=== DIRECTIVE ===
Exclude any images and output the remaining records exactly.

=== SUPPLIED ENTRIES ===
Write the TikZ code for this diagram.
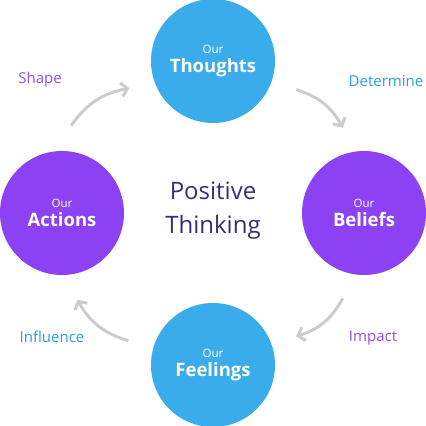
\documentclass[tikz,border=0pt]{standalone}
\usepackage{fontspec}
\setmainfont{Open Sans}
\usetikzlibrary{positioning,arrows.meta}

\definecolor{thinkblue}{HTML}{3AACEB}
\definecolor{thinkpurple}{HTML}{8C42F2}
\definecolor{labelblue}{HTML}{2A9FDE}
\definecolor{labelpurple}{HTML}{9150F0}
\definecolor{arrowgray}{HTML}{CCCCCC}
\definecolor{hubtext}{HTML}{3A2C7C}

\newcommand{\circtext}[1]{{\fontsize{11.5}{12}\selectfont Our}\\[3pt]%
  {\fontsize{18.5}{20}\selectfont\bfseries #1}}

\begin{document}
\begin{tikzpicture}%
  [x=1pt,y=1pt,
   stage/.style=
    {circle,minimum size=124pt,inner sep=0pt,outer sep=26pt,
     text=white,align=center},
   bluestage/.style={stage,fill=thinkblue},
   purplestage/.style={stage,fill=thinkpurple},
   verb/.style={font=\fontsize{15}{17}\selectfont},
   flow/.style={arrowgray,line width=3pt,
     -{Straight Barb[length=6pt,width=14pt,line width=3pt]}}
  ]
  \useasboundingbox (0,0) rectangle (426,426);
  \node[text=hubtext,align=center,font=\fontsize{24}{34}\selectfont]
    (positive) at (213,215) {Positive\\Thinking};
  \node[bluestage] (thoughts) at (213,365) {\circtext{Thoughts}};
  \node[purplestage] (beliefs) at (364,213) {\circtext{Beliefs}};
  \node[bluestage] (feelings) at (213,61) {\circtext{Feelings}};
  \node[purplestage] (actions) at (62,213) {\circtext{Actions}};
  % arrows round the cycle
  \draw[flow] (thoughts.-19) to[bend left=22] (beliefs.104);
  \draw[flow] (beliefs.-104) to[bend left=22] (feelings.19);
  \draw[flow] (feelings.164) to[bend left=22] (actions.-80);
  \draw[flow] (actions.84) to[bend left=22] (thoughts.-162);
  % verbs
  \node[verb,text=labelpurple] (shape) at (40,346) {Shape};
  \node[verb,text=labelblue] (determine) at (386,345) {Determine};
  \node[verb,text=labelpurple] (impact) at (373,88) {Impact};
  \node[verb,text=labelblue] (influence) at (52,89) {Influence};
\end{tikzpicture}
\end{document}
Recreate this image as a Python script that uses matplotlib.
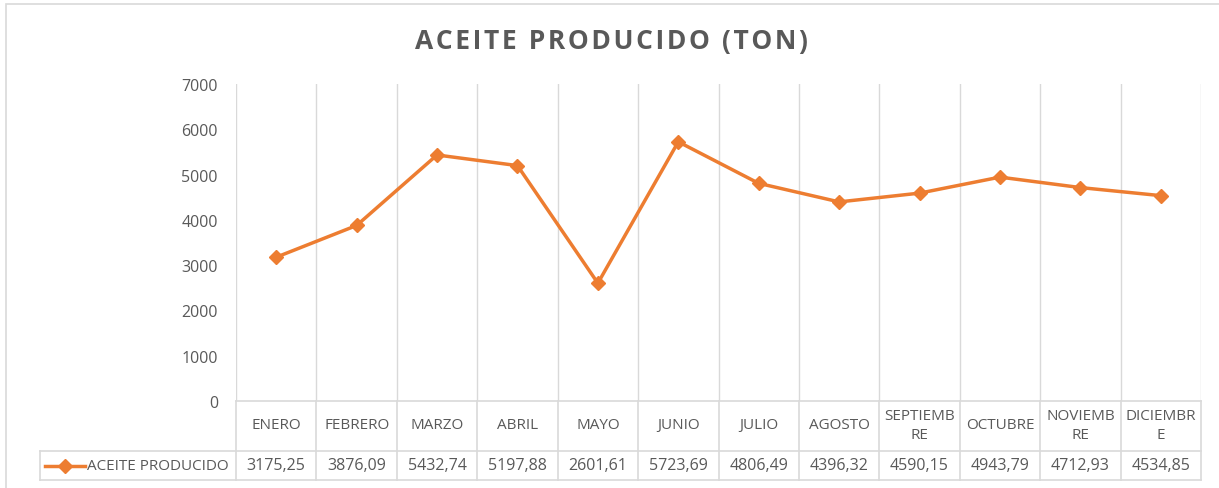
import matplotlib.pyplot as plt
from matplotlib.patches import Rectangle
import numpy as np

# datos del grafico
meses = ['ENERO', 'FEBRERO', 'MARZO', 'ABRIL', 'MAYO', 'JUNIO', 'JULIO',
         'AGOSTO', 'SEPTIEMB\nRE', 'OCTUBRE', 'NOVIEMB\nRE', 'DICIEMBR\nE']
aceite = [3175.25, 3876.09, 5432.74, 5197.88, 2601.61, 5723.69, 4806.49,
          4396.32, 4590.15, 4943.79, 4712.93, 4534.85]
serie = 'ACEITE PRODUCIDO'
titulo = 'ACEITE PRODUCIDO (TON)'
yticks = [0, 1000, 2000, 3000, 4000, 5000, 6000, 7000]

W, H = 1219, 489
naranja = '#ED7D31'
gris = '#595959'
linea = '#D9D9D9'
plt.rcParams['font.family'] = ['Open Sans', 'DejaVu Sans']

fig = plt.figure(figsize=(W / 100, H / 100), dpi=100)

# borde del grafico
fig.patches.append(Rectangle((6 / W, -0.1), 2, (H - 5) / H + 0.1,
                             transform=fig.transFigure, fill=False,
                             edgecolor=linea, lw=1.2))

# titulo con algo de espaciado entre letras
tt = fig.text(611 / W, 1 - 42 / H, titulo.replace('', '\u200a')[1:-1],
              ha='center', va='center', fontsize=19, fontweight='bold',
              color=gris)

# area de trazado
x0, x1, ytop, ybot = 236, 1201, 85, 402
ax = fig.add_axes([x0 / W, 1 - ybot / H, (x1 - x0) / W, (ybot - ytop) / H])
n = len(meses)
xs = np.arange(n) + 0.5
ax.plot(xs, aceite, color=naranja, lw=2.5, marker='D', markersize=7,
        markeredgecolor=naranja, zorder=3)
ax.set_xlim(0, n)
ax.set_ylim(0, 7000)
ax.set_yticks(yticks)
ax.set_yticklabels([str(v) for v in yticks], color=gris, fontsize=11.5)
ax.tick_params(axis='y', length=0, pad=13)
ax.set_xticks([])
for s in ax.spines.values():
    s.set_visible(False)
for i in range(n + 1):
    ax.axvline(i, color=linea, lw=1, zorder=1)

# tabla de datos
tb_top, tb_mid, tb_bot, tb_left = 402, 452, 481, 40
colw = (x1 - x0) / n
tx = fig.add_axes([tb_left / W, 1 - tb_bot / H, (x1 - tb_left) / W,
                   (tb_bot - tb_top) / H])
tx.set_xlim(-(x0 - tb_left) / colw, n)
tx.set_ylim(0, tb_bot - tb_top)
tx.axis('off')
split = tb_bot - tb_mid
for i in range(n + 1):
    tx.plot([i, i], [0, tb_bot - tb_top], color=linea, lw=1.2, clip_on=False)
tx.plot([0, n], [tb_bot - tb_top] * 2, color=linea, lw=1.2, clip_on=False)
xl = -(x0 - tb_left) / colw
tx.plot([xl, n], [split, split], color=linea, lw=1.2, clip_on=False)
tx.plot([xl, n], [0, 0], color=linea, lw=1.2, clip_on=False)
tx.plot([xl, xl], [0, split], color=linea, lw=1.2, clip_on=False)

ycat = split + (tb_bot - tb_top - split) / 2 + 1
for i, m in enumerate(meses):
    tx.text(i + 0.5, ycat, m, ha='center', va='center', fontsize=11,
            color=gris, linespacing=1.35)
    tx.text(i + 0.5, split / 2, f'{aceite[i]:.2f}'.replace('.', ','),
            ha='center', va='center', fontsize=11.5, color=gris)

# clave de leyenda
lx0 = xl + 5 / colw
tx.plot([lx0, lx0 + 40 / colw], [split / 2] * 2, color=naranja, lw=2.5,
        clip_on=False)
tx.plot([lx0 + 20 / colw], [split / 2], marker='D', markersize=7,
        color=naranja, clip_on=False)
tx.text(lx0 + 42 / colw, split / 2, serie, ha='left', va='center',
        fontsize=11, color=gris)

fig.savefig('out.png', dpi=100)
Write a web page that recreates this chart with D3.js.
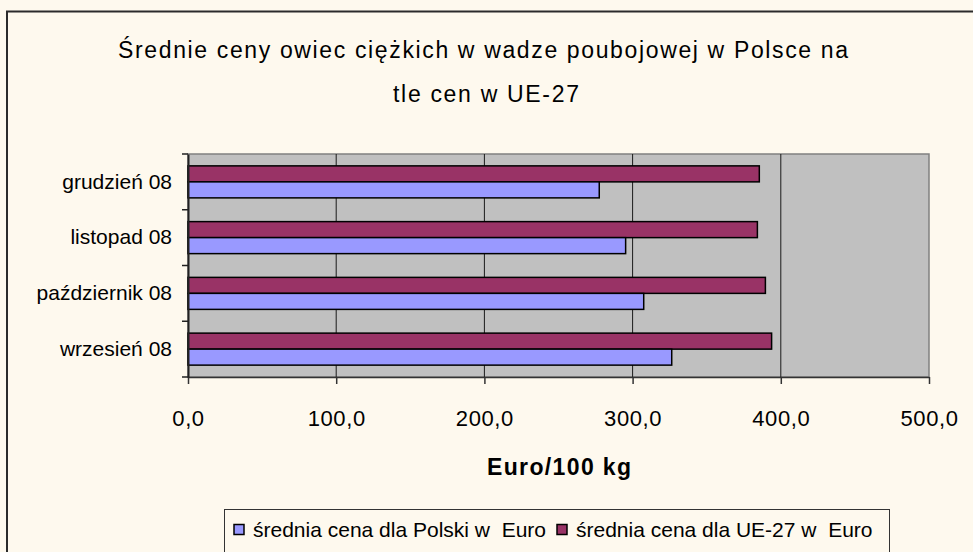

=== CORRECT RESPONSE ===
Write the TikZ code for this diagram.
\documentclass[tikz,border=0pt]{standalone}
\usepackage{fontspec}
\setmainfont{Open Sans}
\usetikzlibrary{positioning,arrows.meta}

\definecolor{thinkblue}{HTML}{3AACEB}
\definecolor{thinkpurple}{HTML}{8C42F2}
\definecolor{labelblue}{HTML}{2A9FDE}
\definecolor{labelpurple}{HTML}{9150F0}
\definecolor{arrowgray}{HTML}{CCCCCC}
\definecolor{hubtext}{HTML}{3A2C7C}

\newcommand{\circtext}[1]{{\fontsize{11.5}{12}\selectfont Our}\\[3pt]%
  {\fontsize{18.5}{20}\selectfont\bfseries #1}}

\begin{document}
\begin{tikzpicture}%
  [x=1pt,y=1pt,
   stage/.style=
    {circle,minimum size=124pt,inner sep=0pt,outer sep=26pt,
     text=white,align=center},
   bluestage/.style={stage,fill=thinkblue},
   purplestage/.style={stage,fill=thinkpurple},
   verb/.style={font=\fontsize{15}{17}\selectfont},
   flow/.style={arrowgray,line width=3pt,
     -{Straight Barb[length=6pt,width=14pt,line width=3pt]}}
  ]
  \useasboundingbox (0,0) rectangle (426,426);
  \node[text=hubtext,align=center,font=\fontsize{24}{34}\selectfont]
    (positive) at (213,215) {Positive\\Thinking};
  \node[bluestage] (thoughts) at (213,365) {\circtext{Thoughts}};
  \node[purplestage] (beliefs) at (364,213) {\circtext{Beliefs}};
  \node[bluestage] (feelings) at (213,61) {\circtext{Feelings}};
  \node[purplestage] (actions) at (62,213) {\circtext{Actions}};
  % arrows round the cycle
  \draw[flow] (thoughts.-19) to[bend left=22] (beliefs.104);
  \draw[flow] (beliefs.-104) to[bend left=22] (feelings.19);
  \draw[flow] (feelings.164) to[bend left=22] (actions.-80);
  \draw[flow] (actions.84) to[bend left=22] (thoughts.-162);
  % verbs
  \node[verb,text=labelpurple] (shape) at (40,346) {Shape};
  \node[verb,text=labelblue] (determine) at (386,345) {Determine};
  \node[verb,text=labelpurple] (impact) at (373,88) {Impact};
  \node[verb,text=labelblue] (influence) at (52,89) {Influence};
\end{tikzpicture}
\end{document}
Recreate this image as a Python script that uses matplotlib.
import matplotlib.pyplot as plt
from matplotlib.patches import Rectangle
import numpy as np

# datos del grafico
meses = ['ENERO', 'FEBRERO', 'MARZO', 'ABRIL', 'MAYO', 'JUNIO', 'JULIO',
         'AGOSTO', 'SEPTIEMB\nRE', 'OCTUBRE', 'NOVIEMB\nRE', 'DICIEMBR\nE']
aceite = [3175.25, 3876.09, 5432.74, 5197.88, 2601.61, 5723.69, 4806.49,
          4396.32, 4590.15, 4943.79, 4712.93, 4534.85]
serie = 'ACEITE PRODUCIDO'
titulo = 'ACEITE PRODUCIDO (TON)'
yticks = [0, 1000, 2000, 3000, 4000, 5000, 6000, 7000]

W, H = 1219, 489
naranja = '#ED7D31'
gris = '#595959'
linea = '#D9D9D9'
plt.rcParams['font.family'] = ['Open Sans', 'DejaVu Sans']

fig = plt.figure(figsize=(W / 100, H / 100), dpi=100)

# borde del grafico
fig.patches.append(Rectangle((6 / W, -0.1), 2, (H - 5) / H + 0.1,
                             transform=fig.transFigure, fill=False,
                             edgecolor=linea, lw=1.2))

# titulo con algo de espaciado entre letras
tt = fig.text(611 / W, 1 - 42 / H, titulo.replace('', '\u200a')[1:-1],
              ha='center', va='center', fontsize=19, fontweight='bold',
              color=gris)

# area de trazado
x0, x1, ytop, ybot = 236, 1201, 85, 402
ax = fig.add_axes([x0 / W, 1 - ybot / H, (x1 - x0) / W, (ybot - ytop) / H])
n = len(meses)
xs = np.arange(n) + 0.5
ax.plot(xs, aceite, color=naranja, lw=2.5, marker='D', markersize=7,
        markeredgecolor=naranja, zorder=3)
ax.set_xlim(0, n)
ax.set_ylim(0, 7000)
ax.set_yticks(yticks)
ax.set_yticklabels([str(v) for v in yticks], color=gris, fontsize=11.5)
ax.tick_params(axis='y', length=0, pad=13)
ax.set_xticks([])
for s in ax.spines.values():
    s.set_visible(False)
for i in range(n + 1):
    ax.axvline(i, color=linea, lw=1, zorder=1)

# tabla de datos
tb_top, tb_mid, tb_bot, tb_left = 402, 452, 481, 40
colw = (x1 - x0) / n
tx = fig.add_axes([tb_left / W, 1 - tb_bot / H, (x1 - tb_left) / W,
                   (tb_bot - tb_top) / H])
tx.set_xlim(-(x0 - tb_left) / colw, n)
tx.set_ylim(0, tb_bot - tb_top)
tx.axis('off')
split = tb_bot - tb_mid
for i in range(n + 1):
    tx.plot([i, i], [0, tb_bot - tb_top], color=linea, lw=1.2, clip_on=False)
tx.plot([0, n], [tb_bot - tb_top] * 2, color=linea, lw=1.2, clip_on=False)
xl = -(x0 - tb_left) / colw
tx.plot([xl, n], [split, split], color=linea, lw=1.2, clip_on=False)
tx.plot([xl, n], [0, 0], color=linea, lw=1.2, clip_on=False)
tx.plot([xl, xl], [0, split], color=linea, lw=1.2, clip_on=False)

ycat = split + (tb_bot - tb_top - split) / 2 + 1
for i, m in enumerate(meses):
    tx.text(i + 0.5, ycat, m, ha='center', va='center', fontsize=11,
            color=gris, linespacing=1.35)
    tx.text(i + 0.5, split / 2, f'{aceite[i]:.2f}'.replace('.', ','),
            ha='center', va='center', fontsize=11.5, color=gris)

# clave de leyenda
lx0 = xl + 5 / colw
tx.plot([lx0, lx0 + 40 / colw], [split / 2] * 2, color=naranja, lw=2.5,
        clip_on=False)
tx.plot([lx0 + 20 / colw], [split / 2], marker='D', markersize=7,
        color=naranja, clip_on=False)
tx.text(lx0 + 42 / colw, split / 2, serie, ha='left', va='center',
        fontsize=11, color=gris)

fig.savefig('out.png', dpi=100)
Write a web page that recreates this chart with D3.js.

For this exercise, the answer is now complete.